**DIRECTIONS FOR THIS TASK**. Transcribe the whole listing below without changing a word, but leave out every image.

**SUPPLIED MATERIAL**.
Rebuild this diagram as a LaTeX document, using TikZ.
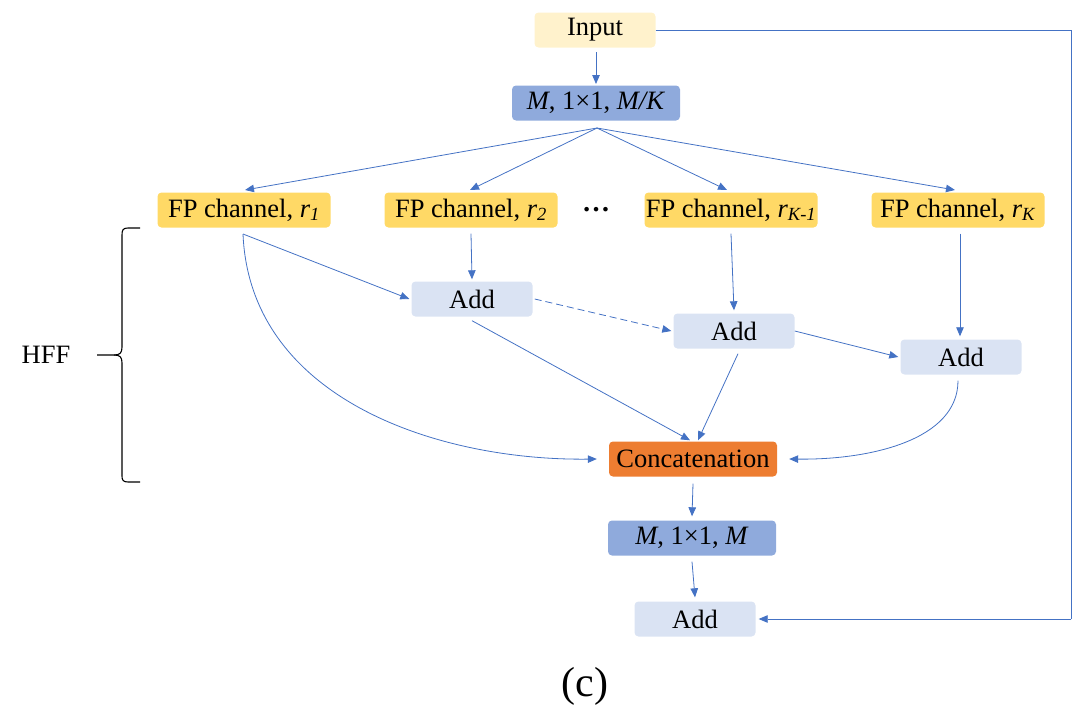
\documentclass[tikz,border=0pt]{standalone}
\usepackage{fontspec}
\setmainfont{Liberation Serif}
\usetikzlibrary{arrows.meta}
\definecolor{inputc}{HTML}{FFF2CC}
\definecolor{convc}{HTML}{8FAADC}
\definecolor{fpc}{HTML}{FFD966}
\definecolor{addc}{HTML}{DAE3F3}
\definecolor{catc}{HTML}{ED7D31}
\definecolor{linec}{HTML}{4472C4}
\tikzset{
  box/.style={rounded corners=4pt, inner sep=0pt, minimum height=35pt, font=\fontsize{26.5}{29}\selectfont},
  inbox/.style={box, fill=inputc, minimum width=121pt},
  convbox/.style={box, fill=convc, minimum width=168pt},
  fpbox/.style={box, fill=fpc, minimum width=173pt},
  addbox/.style={box, fill=addc, minimum width=121pt},
  catbox/.style={box, fill=catc, minimum width=168pt},
  conn/.style={draw=linec, line width=0.8pt, -{Triangle[length=9pt,width=7.5pt]}, color=linec},
  plain/.style={draw=linec, line width=0.8pt},
}
\newcommand{\rsub}[1]{\textit{r}\textsubscript{\textit{#1}}}
\begin{document}
\begin{tikzpicture}[x=1pt,y=-1pt]
\useasboundingbox (0,0) rectangle (1077,712);
\node[inbox] (in) at (595,30) {Input};
\node[convbox] (mk) at (596,103) {\textit{M}, 1×1, \textit{M/K}};
\node[fpbox] (f1) at (244,210) {FP channel, \rsub{1}};
\node[fpbox] (f2) at (471,210) {FP channel, \rsub{2}};
\node[font=\fontsize{28}{30}\selectfont\bfseries] (dots) at (596,210) {…};
\node[fpbox] (fk1) at (731,210) {FP channel, \rsub{K-1}};
\node[fpbox] (fk) at (958,210) {FP channel, \rsub{K}};
\node[addbox] (a1) at (472,299) {Add};
\node[addbox] (a2) at (734,331) {Add};
\node[addbox] (a3) at (961,357) {Add};
\node[catbox] (cat) at (693,459) {Concatenation};
\node[convbox] (mm) at (692,538) {\textit{M}, 1×1, \textit{M}};
\node[addbox] (af) at (695,619) {Add};
\node[font=\fontsize{26.5}{29}\selectfont] (hff) at (46,355) {HFF};
\node[font=\fontsize{42}{46}\selectfont] (cap) at (585,686) {(c)};

\coordinate (mkb) at (597,128);
\coordinate (r1) at (1071,30);
\coordinate (r2) at (1071,619);
\coordinate (inb) at (596,52);
\coordinate (mkt) at (596,84);

\draw[conn] (inb) -- (mkt);
\draw[plain] (in.east) -- (r1) -- (r2);
\draw[conn] (r2) -- ([xshift=3pt]af.east);

\draw[conn] (mkb) -- (245,190);
\draw[conn] (mkb) -- (470,190);
\draw[conn] (mkb) -- (727,190);
\draw[conn] (mkb) -- (955,190);

\coordinate (f1b) at (243,234);
\draw[conn] (f1b) -- ([xshift=-2pt]a1.west);
\draw[conn] (f1b) .. controls (250,400) and (440,461) .. ([xshift=-12pt]cat.west);
\draw[conn] ([yshift=-6pt]f2.south) -- ([yshift=2pt]a1.north);
\draw[conn, dash pattern=on 7pt off 4pt] ([xshift=2pt]a1.east) -- ([xshift=-2pt]a2.west);
\draw[conn] ([yshift=-4pt]a1.south) -- ([xshift=-3pt,yshift=1pt]cat.north);
\draw[conn] ([yshift=-6pt]fk1.south) -- ([yshift=3pt]a2.north);
\draw[conn] ([xshift=4pt,yshift=-5pt]a2.south) -- ([xshift=5pt,yshift=1pt]cat.north);
\draw[conn] (a2.east) -- ([xshift=-2pt]a3.west);
\draw[conn] ([xshift=2pt,yshift=-6pt]fk.south) -- ([xshift=-1pt,yshift=3pt]a3.north);
\draw[conn] ([xshift=-3pt,yshift=-6pt]a3.south) .. controls (958,440) and (870,460) .. ([xshift=12pt]cat.east);
\draw[conn] ([yshift=-7pt]cat.south) -- ([yshift=4pt]mm.north);
\draw[conn] ([yshift=-6pt]mm.south) -- ([yshift=4pt]af.north);

\draw[black, line width=1.1pt] (140,228) -- (128,228) .. controls (123,228) and (122,230) .. (122,235) -- (122,347) .. controls (122,353) and (120,355) .. (114,355) -- (97,355);
\draw[black, line width=1.1pt] (114,355) .. controls (120,355) and (122,357) .. (122,363) -- (122,476) .. controls (122,480) and (123,482) .. (128,482) -- (140,482);
\end{tikzpicture}
\end{document}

**OUTPUT FOR THIS TASK**.
Rebuild this diagram as a LaTeX document, using TikZ.
\documentclass[tikz,border=0pt]{standalone}
\usepackage{fontspec}
\setmainfont{Liberation Serif}
\usetikzlibrary{arrows.meta}
\definecolor{inputc}{HTML}{FFF2CC}
\definecolor{convc}{HTML}{8FAADC}
\definecolor{fpc}{HTML}{FFD966}
\definecolor{addc}{HTML}{DAE3F3}
\definecolor{catc}{HTML}{ED7D31}
\definecolor{linec}{HTML}{4472C4}
\tikzset{
  box/.style={rounded corners=4pt, inner sep=0pt, minimum height=35pt, font=\fontsize{26.5}{29}\selectfont},
  inbox/.style={box, fill=inputc, minimum width=121pt},
  convbox/.style={box, fill=convc, minimum width=168pt},
  fpbox/.style={box, fill=fpc, minimum width=173pt},
  addbox/.style={box, fill=addc, minimum width=121pt},
  catbox/.style={box, fill=catc, minimum width=168pt},
  conn/.style={draw=linec, line width=0.8pt, -{Triangle[length=9pt,width=7.5pt]}, color=linec},
  plain/.style={draw=linec, line width=0.8pt},
}
\newcommand{\rsub}[1]{\textit{r}\textsubscript{\textit{#1}}}
\begin{document}
\begin{tikzpicture}[x=1pt,y=-1pt]
\useasboundingbox (0,0) rectangle (1077,712);
\node[inbox] (in) at (595,30) {Input};
\node[convbox] (mk) at (596,103) {\textit{M}, 1×1, \textit{M/K}};
\node[fpbox] (f1) at (244,210) {FP channel, \rsub{1}};
\node[fpbox] (f2) at (471,210) {FP channel, \rsub{2}};
\node[font=\fontsize{28}{30}\selectfont\bfseries] (dots) at (596,210) {…};
\node[fpbox] (fk1) at (731,210) {FP channel, \rsub{K-1}};
\node[fpbox] (fk) at (958,210) {FP channel, \rsub{K}};
\node[addbox] (a1) at (472,299) {Add};
\node[addbox] (a2) at (734,331) {Add};
\node[addbox] (a3) at (961,357) {Add};
\node[catbox] (cat) at (693,459) {Concatenation};
\node[convbox] (mm) at (692,538) {\textit{M}, 1×1, \textit{M}};
\node[addbox] (af) at (695,619) {Add};
\node[font=\fontsize{26.5}{29}\selectfont] (hff) at (46,355) {HFF};
\node[font=\fontsize{42}{46}\selectfont] (cap) at (585,686) {(c)};

\coordinate (mkb) at (597,128);
\coordinate (r1) at (1071,30);
\coordinate (r2) at (1071,619);
\coordinate (inb) at (596,52);
\coordinate (mkt) at (596,84);

\draw[conn] (inb) -- (mkt);
\draw[plain] (in.east) -- (r1) -- (r2);
\draw[conn] (r2) -- ([xshift=3pt]af.east);

\draw[conn] (mkb) -- (245,190);
\draw[conn] (mkb) -- (470,190);
\draw[conn] (mkb) -- (727,190);
\draw[conn] (mkb) -- (955,190);

\coordinate (f1b) at (243,234);
\draw[conn] (f1b) -- ([xshift=-2pt]a1.west);
\draw[conn] (f1b) .. controls (250,400) and (440,461) .. ([xshift=-12pt]cat.west);
\draw[conn] ([yshift=-6pt]f2.south) -- ([yshift=2pt]a1.north);
\draw[conn, dash pattern=on 7pt off 4pt] ([xshift=2pt]a1.east) -- ([xshift=-2pt]a2.west);
\draw[conn] ([yshift=-4pt]a1.south) -- ([xshift=-3pt,yshift=1pt]cat.north);
\draw[conn] ([yshift=-6pt]fk1.south) -- ([yshift=3pt]a2.north);
\draw[conn] ([xshift=4pt,yshift=-5pt]a2.south) -- ([xshift=5pt,yshift=1pt]cat.north);
\draw[conn] (a2.east) -- ([xshift=-2pt]a3.west);
\draw[conn] ([xshift=2pt,yshift=-6pt]fk.south) -- ([xshift=-1pt,yshift=3pt]a3.north);
\draw[conn] ([xshift=-3pt,yshift=-6pt]a3.south) .. controls (958,440) and (870,460) .. ([xshift=12pt]cat.east);
\draw[conn] ([yshift=-7pt]cat.south) -- ([yshift=4pt]mm.north);
\draw[conn] ([yshift=-6pt]mm.south) -- ([yshift=4pt]af.north);

\draw[black, line width=1.1pt] (140,228) -- (128,228) .. controls (123,228) and (122,230) .. (122,235) -- (122,347) .. controls (122,353) and (120,355) .. (114,355) -- (97,355);
\draw[black, line width=1.1pt] (114,355) .. controls (120,355) and (122,357) .. (122,363) -- (122,476) .. controls (122,480) and (123,482) .. (128,482) -- (140,482);
\end{tikzpicture}
\end{document}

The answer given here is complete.